Oireachtas Joint and Select Committees

Thursday, 22 June 2017

Public Accounts Committee

University College Cork and University of Limerick: Financial Statements

9:00 am

Photo of Seán FlemingSeán Fleming (Laois, Fianna Fail) | Oireachtas source

The accounts state that the State grant from the Department was €47 million and that €43 million of academic fees came through the HEA's student fee provision. Research was a significant source of income but State and semi-State companies provided €55 million of that. The EU provided €13 million of that. I am going from the university's accounts here. That is €158 million, or in the region of 50% of UCC's income. As such, it is substantially funded directly by the State. The witnesses are saying it might now be 40%. Ultimately, what troubles us a little - and we are trying to get to the bottom of the actual cost - relates to page 19 of the document presented here, in Appendix 9, namely the last paragraph, which is boxed. We will get it on the screen there now. We are back to this issue of saying no Exchequer moneys were used in the acquisition. We accept that. It was bank money that was used to acquire it. If something goes wrong, however, it could ultimately fall back to the college to pay for it. On day 1, the bank paid for it, but if things do not work out, it could fall back to UCC. I am just looking.
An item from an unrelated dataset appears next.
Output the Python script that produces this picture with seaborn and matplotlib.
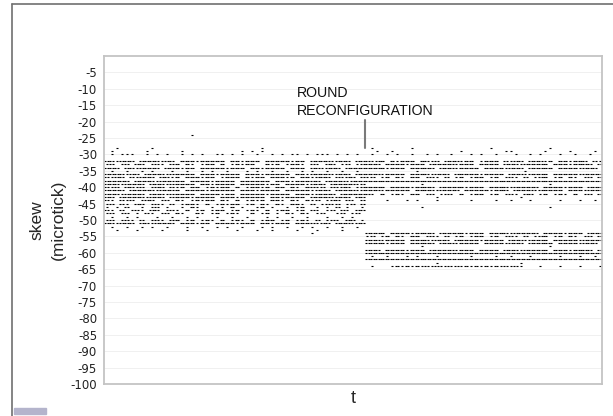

I will read to the witnesses the last paragraph in their own note that they provided to us. It is not on screen. It states:

The university has acquired an appreciating asset. Were UCC to consider at some stage in future recovering its investment, recent land sales adjacent to IMI would suggest that any future sale of the campus would yield a return to UCC in excess of the amount paid.

We now hear the university justifying the price it paid on the basis that: "Sure, we are going to have a property boom. Values are going to go up." That is UCC's Appendix 9 to us today. When Deputy Alan Kelly asked, UCC said it had no intention, but it in its documentary evidence, it is a consideration because it has highlighted in a big, black box what would happen at some stage in the future if UCC were to consider it. As such, it is a possibility.

They have somewhat hedged this €20 million cost against the fact that the properties will rise in value anyway. Do the witnesses not see how we find that a little disconcerting for a third level college? It has taken over the Irish Management Institute with the underlying assumption that if things go wrong there will be something of a property boom and it can dispose of the assets if necessary. Do they not see how that appears?